The Real Risk: Custom Intake Forms
Calendly allows event creators to add custom questions to their booking forms. In healthcare, this creates a direct pathway for PHI to enter a system with no BAA. A practice might add questions like:
- "What is the reason for your visit?"
- "Are you a new or returning patient?"
- "What insurance do you have?"
- "Please describe your symptoms"
Every response to these questions becomes PHI the moment it is linked to the patient's name and appointment. That PHI now sits in Calendly's system - on AWS servers, in their database, in their backups - with no BAA governing how it is handled, retained, or secured. If Calendly experiences a data breach involving this information, they have no HIPAA obligation to notify you or HHS.
HIPAA-Compliant Scheduling Alternatives
Several scheduling platforms are designed for healthcare and will sign BAAs:
- Acuity Scheduling (Squarespace) - offers a BAA on HIPAA-compliant plans, supports intake forms, and integrates with major calendar platforms
- SimplePractice - built for healthcare, includes scheduling, intake, and telehealth under one BAA
- Jane App - popular with allied health providers, includes online booking with BAA
- Healthie - EHR with built-in scheduling, designed for wellness and nutrition practices
- Your EHR's built-in scheduler - most modern EHR systems (athenahealth, Epic MyChart, DrChrono) include patient self-scheduling that is already covered under your EHR's BAA
For most practices, the simplest solution is to use the scheduling feature built into your EHR. You already have a BAA with that vendor, and the scheduling data stays within your system of record. If your EHR does not offer self-scheduling, Acuity Scheduling is the closest alternative to Calendly's interface with HIPAA compliance built in.
Include the scheduling tool restriction in your staff training and document the approved platform in your security policies. Staff who are used to Calendly will need clear direction on what tool to use for patient appointments versus internal meetings.
Can I use Calendly if I don't collect medical information?
Technically, if your Calendly booking collects only a name, email, and appointment time with no health-related context, some compliance experts argue it falls outside PHI. However, the appointment itself is with a healthcare provider - and the combination of patient identity plus the fact of a healthcare appointment is widely considered PHI. Most compliance officers recommend using a HIPAA-compliant scheduler for all patient-facing bookings to avoid the gray area entirely.

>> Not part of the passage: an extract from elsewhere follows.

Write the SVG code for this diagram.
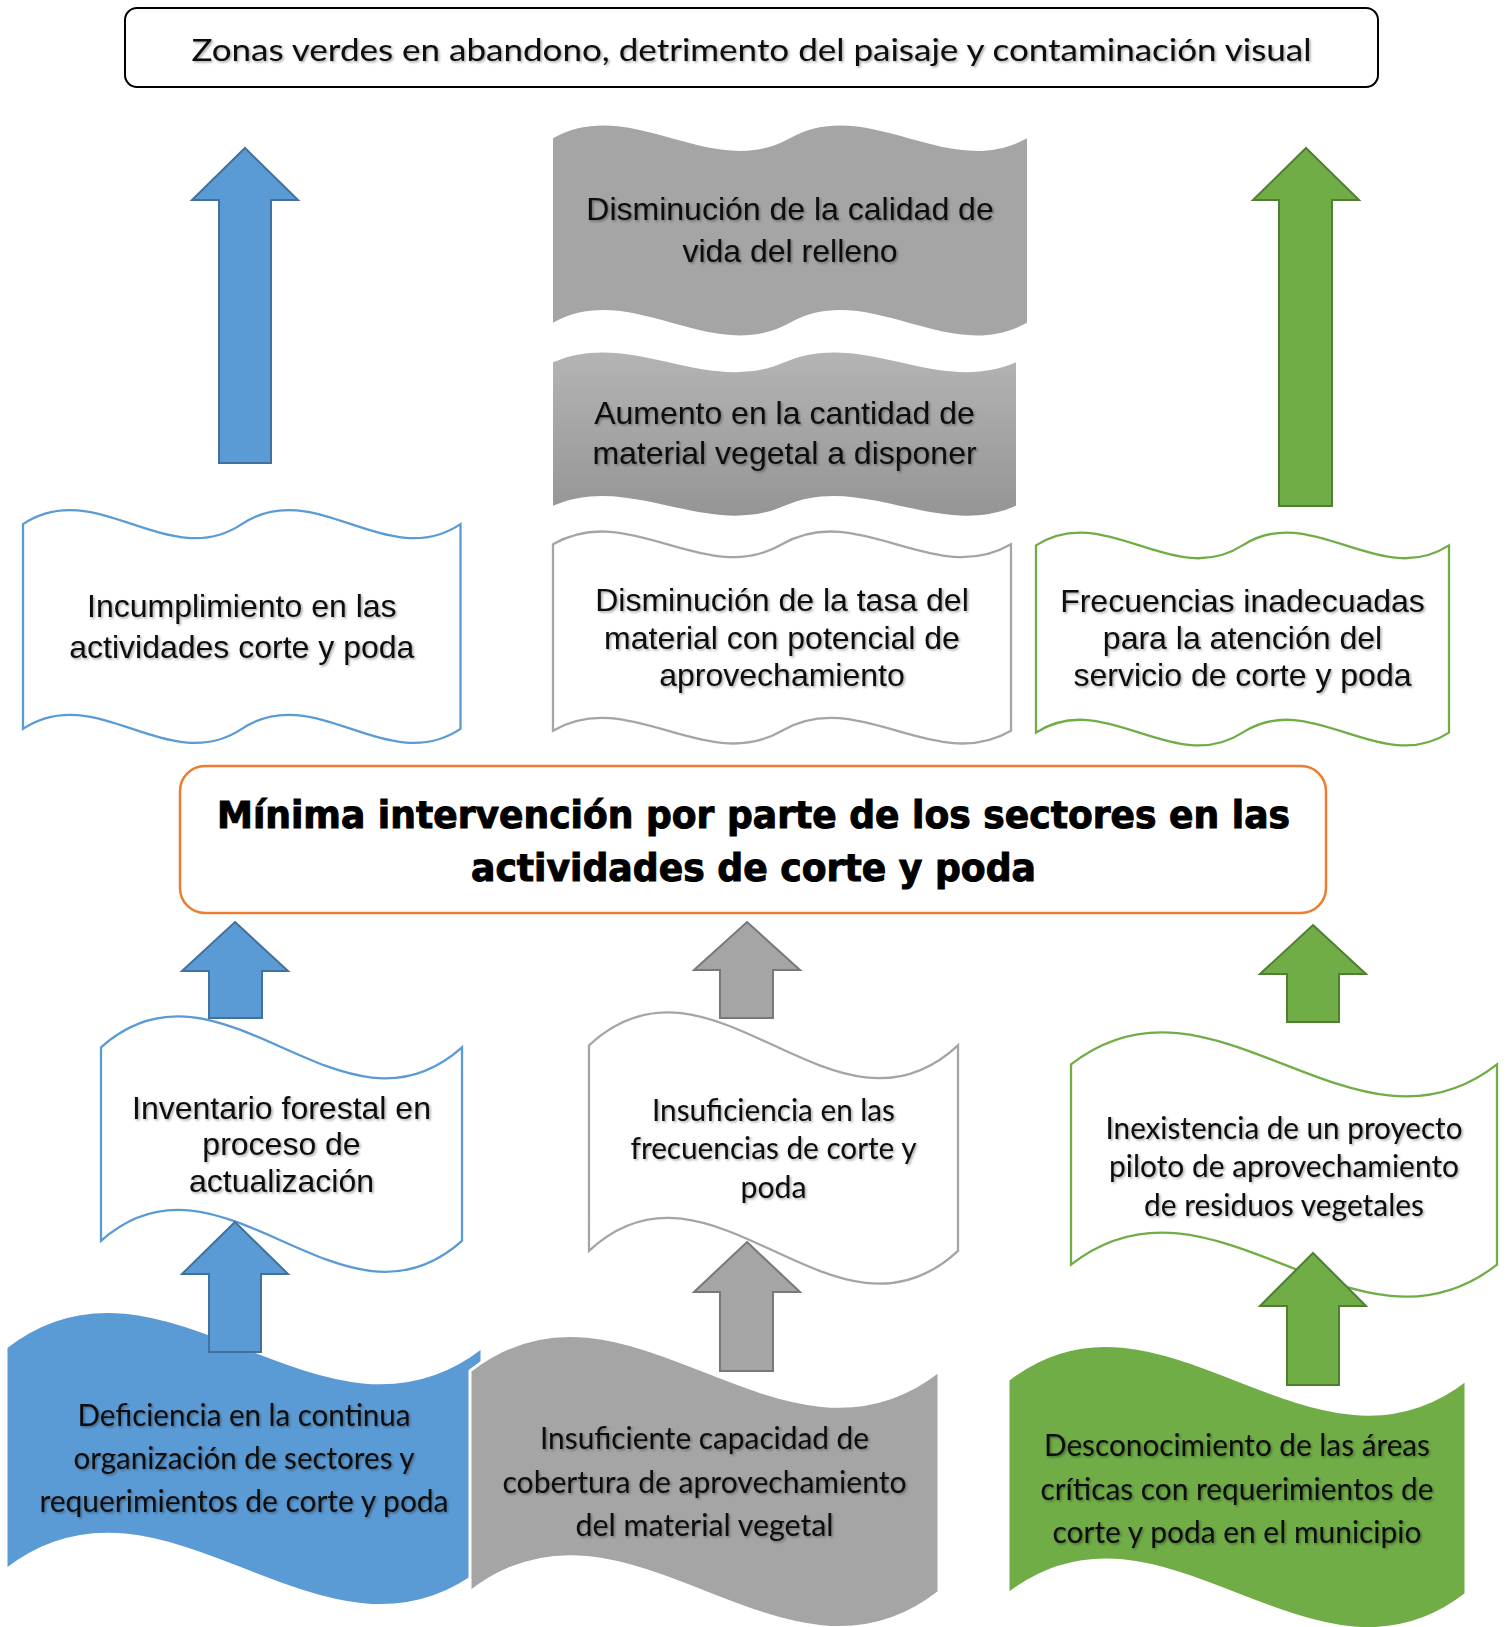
<svg xmlns="http://www.w3.org/2000/svg" width="1507" height="1627" viewBox="0 0 1507 1627">
<defs>
<style>
.ar{font-family:"Liberation Sans",Arial,sans-serif;font-size:32px;fill:#0d0d0d;text-anchor:middle}
.ca{font-family:Lato,"Open Sans",sans-serif;font-size:30px;fill:#0d0d0d;text-anchor:middle}
.bd{font-family:"DejaVu Sans",sans-serif;font-weight:bold;font-size:36.5px;fill:#000;stroke:#000;stroke-width:1;text-anchor:middle}
.sh{filter:url(#ts)}
.wb{fill:#fff;stroke:#5B9BD5;stroke-width:2.3}
.wg{fill:#fff;stroke:#A5A5A5;stroke-width:2.3}
.wn{fill:#fff;stroke:#70AD47;stroke-width:2.3}
.ab{fill:#5B9BD5;stroke:#41719C;stroke-width:2}
.ag{fill:#A5A5A5;stroke:#787878;stroke-width:2}
.an{fill:#70AD47;stroke:#507E32;stroke-width:2}
</style>
<filter id="ts" x="-5%" y="-30%" width="110%" height="160%">
<feDropShadow dx="1.5" dy="1.5" stdDeviation="1" flood-color="#000" flood-opacity="0.35"/>
</filter>
<linearGradient id="g2" x1="0" y1="0" x2="0" y2="1">
<stop offset="0" stop-color="#B4B4B4"/>
<stop offset="1" stop-color="#959595"/>
</linearGradient>
</defs>
<rect width="1507" height="1627" fill="#fff"/>

<g id="n-efecto-principal">
<rect x="125" y="8" width="1253" height="79" rx="12" fill="#fff" stroke="#000" stroke-width="2"/>
<text class="ca sh" x="751.5" y="61" font-size="33.5" textLength="1120" lengthAdjust="spacingAndGlyphs">Zonas verdes en abandono, detrimento del paisaje y contaminación visual</text>
</g>

<g id="n-calidad-relleno">
<path d="M553,138.2 C632,94.2 711,182.2 790,138.2 C869,94.2 948,182.2 1027,138.2 L1027,322.8 C948,366.8 869,278.8 790,322.8 C711,366.8 632,278.8 553,322.8 Z" fill="#A5A5A5"/>
<text class="ar sh" x="790" y="220">Disminución de la calidad de</text>
<text class="ar sh" x="790" y="261.5">vida del relleno</text>
</g>

<g id="n-aumento-material">
<path d="M553,362.3 C630.2,328.1 707.3,396.4 784.5,362.3 C861.7,328.1 938.8,396.4 1016,362.3 L1016,505.8 C938.8,539.9 861.7,471.6 784.5,505.8 C707.3,539.9 630.2,471.6 553,505.8 Z" fill="url(#g2)"/>
<text class="ar sh" x="784.5" y="423.5">Aumento en la cantidad de</text>
<text class="ar sh" x="784.5" y="463.5">material vegetal a disponer</text>
</g>

<g id="n-incumplimiento">
<path class="wb" d="M23,524.1 C95.9,475.4 168.8,572.9 241.8,524.1 C314.7,475.4 387.6,572.9 460.5,524.1 L460.5,728.9 C387.6,777.6 314.7,680.1 241.8,728.9 C168.8,777.6 95.9,680.1 23,728.9 Z"/>
<text class="ar sh" x="241.8" y="616.5">Incumplimiento en las</text>
<text class="ar sh" x="241.8" y="657.5">actividades corte y poda</text>
</g>

<g id="n-tasa-material">
<path class="wg" d="M553,544.3 C629.3,499.9 705.7,588.7 782,544.3 C858.3,499.9 934.7,588.7 1011,544.3 L1011,730.7 C934.7,775.1 858.3,686.3 782,730.7 C705.7,775.1 629.3,686.3 553,730.7 Z"/>
<text class="ar sh" x="782" y="611">Disminución de la tasa del</text>
<text class="ar sh" x="782" y="648.5">material con potencial de</text>
<text class="ar sh" x="782" y="685.5">aprovechamiento</text>
</g>

<g id="n-frecuencias">
<path class="wn" d="M1036,545.4 C1104.8,500.8 1173.7,590 1242.5,545.4 C1311.3,500.8 1380.2,590 1449,545.4 L1449,732.6 C1380.2,777.2 1311.3,688 1242.5,732.6 C1173.7,777.2 1104.8,688 1036,732.6 Z"/>
<text class="ar sh" x="1242.5" y="612">Frecuencias inadecuadas</text>
<text class="ar sh" x="1242.5" y="649">para la atención del</text>
<text class="ar sh" x="1242.5" y="686">servicio de corte y poda</text>
</g>

<g id="n-problema-central">
<rect x="180" y="766" width="1146" height="147" rx="25" fill="#fff" stroke="#ED7D31" stroke-width="2.5"/>
<text class="bd" x="753.5" y="828" textLength="1073" lengthAdjust="spacingAndGlyphs">Mínima intervención por parte de los sectores en las</text>
<text class="bd" x="753.5" y="881" textLength="565" lengthAdjust="spacingAndGlyphs">actividades de corte y poda</text>
</g>

<g id="n-inventario">
<path class="wb" d="M101,1047.3 C221.3,939.8 341.7,1154.8 462,1047.3 L462,1240.8 C341.7,1348.3 221.3,1133.3 101,1240.8 Z"/>
<text class="ar sh" x="281.5" y="1119">Inventario forestal en</text>
<text class="ar sh" x="281.5" y="1155">proceso de</text>
<text class="ar sh" x="281.5" y="1192">actualización</text>
</g>

<g id="n-insuficiencia-frecuencias">
<path class="wg" d="M589,1045.3 C712,931.1 835,1159.5 958,1045.3 L958,1250.8 C835,1365 712,1136.6 589,1250.8 Z"/>
<text class="ca sh" x="773.5" y="1121" textLength="243" lengthAdjust="spacingAndGlyphs">Insuficiencia en las</text>
<text class="ca sh" x="773.5" y="1159" textLength="286" lengthAdjust="spacingAndGlyphs">frecuencias de corte y</text>
<text class="ca sh" x="773.5" y="1197.5" textLength="66" lengthAdjust="spacingAndGlyphs">poda</text>
</g>

<g id="n-inexistencia">
<path class="wn" d="M1071,1064.4 C1213,953.1 1355,1175.6 1497,1064.4 L1497,1264.6 C1355,1375.9 1213,1153.4 1071,1264.6 Z"/>
<text class="ca sh" x="1284" y="1139" textLength="357" lengthAdjust="spacingAndGlyphs">Inexistencia de un proyecto</text>
<text class="ca sh" x="1284" y="1177" textLength="350" lengthAdjust="spacingAndGlyphs">piloto de aprovechamiento</text>
<text class="ca sh" x="1284" y="1216" textLength="280" lengthAdjust="spacingAndGlyphs">de residuos vegetales</text>
</g>

<g id="n-deficiencia">
<path d="M6,1347.1 C164.7,1223.4 323.3,1470.9 482,1347.1 L482,1569.9 C323.3,1693.6 164.7,1446.1 6,1569.9 Z" fill="#5B9BD5" stroke="#fff" stroke-width="3"/>
<text class="ca sh" x="244" y="1426" textLength="333" lengthAdjust="spacingAndGlyphs">Deficiencia en la continua</text>
<text class="ca sh" x="244" y="1469" textLength="341" lengthAdjust="spacingAndGlyphs">organización de sectores y</text>
<text class="ca sh" x="244" y="1512" textLength="409" lengthAdjust="spacingAndGlyphs">requerimientos de corte y poda</text>
</g>

<g id="n-insuficiente-capacidad">
<path d="M470,1370.9 C626.3,1248 782.7,1493.8 939,1370.9 L939,1592.1 C782.7,1715 626.3,1469.2 470,1592.1 Z" fill="#A5A5A5" stroke="#fff" stroke-width="3"/>
<text class="ca sh" x="704.5" y="1449" textLength="329" lengthAdjust="spacingAndGlyphs">Insuficiente capacidad de</text>
<text class="ca sh" x="704.5" y="1493" textLength="404" lengthAdjust="spacingAndGlyphs">cobertura de aprovechamiento</text>
<text class="ca sh" x="704.5" y="1536" textLength="258" lengthAdjust="spacingAndGlyphs">del material vegetal</text>
</g>

<g id="n-desconocimiento">
<path d="M1008,1379.8 C1160.7,1260.6 1313.3,1499 1466,1379.8 L1466,1594.3 C1313.3,1713.5 1160.7,1475.1 1008,1594.3 Z" fill="#70AD47" stroke="#fff" stroke-width="3"/>
<text class="ca sh" x="1237" y="1456" textLength="386" lengthAdjust="spacingAndGlyphs">Desconocimiento de las áreas</text>
<text class="ca sh" x="1237" y="1500" textLength="393" lengthAdjust="spacingAndGlyphs">críticas con requerimientos de</text>
<text class="ca sh" x="1237" y="1543" textLength="369" lengthAdjust="spacingAndGlyphs">corte y poda en el municipio</text>
</g>

<g id="connectors">
<polygon class="ab" points="245,148 298,200 271,200 271,463 219,463 219,200 192,200"/>
<polygon class="an" points="1306,148 1359,200 1332,200 1332,506 1279,506 1279,200 1253,200"/>
<polygon class="ab" points="235,922 288,971 262,971 262,1018 209,1018 209,971 182,971"/>
<polygon class="ag" points="747,922 800,970 773,970 773,1018 720,1018 720,970 694,970"/>
<polygon class="an" points="1313,925 1366,974 1339,974 1339,1022 1287,1022 1287,974 1260,974"/>
<polygon class="ab" points="235,1222 288,1274 261,1274 261,1352 209,1352 209,1274 182,1274"/>
<polygon class="ag" points="747,1242 800,1292 773,1292 773,1371 720,1371 720,1292 694,1292"/>
<polygon class="an" points="1313,1253 1366,1306 1339,1306 1339,1385 1287,1385 1287,1306 1260,1306"/>
</g>
</svg>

Does Calendly work with HIPAA-compliant video platforms?
Calendly integrates with Zoom and Microsoft Teams for automatic meeting links. While the video platform may be HIPAA compliant, the scheduling layer (Calendly) is not. PHI entered into Calendly's booking form is still exposed in a system without a BAA, even if the resulting meeting happens on a compliant platform.
Will Calendly ever become HIPAA compliant?
There is no public indication that Calendly plans to offer BAAs or pursue HIPAA compliance. Their documentation explicitly directs healthcare users away from PHI collection. Given that healthcare scheduling requires specific features (intake forms, consent management, EHR integration), Calendly may view it as outside their core market. Use a purpose-built healthcare scheduling tool instead of waiting for Calendly to change course.
Is there a way to make Calendly HIPAA compliant?
No. Unlike some tools that can be configured for HIPAA compliance (such as Google Drive through Workspace or Dropbox through Business plans), Calendly does not offer any configuration, plan, or add-on that enables HIPAA compliance. The issue is contractual - Calendly will not sign a BAA - so no technical configuration can resolve it.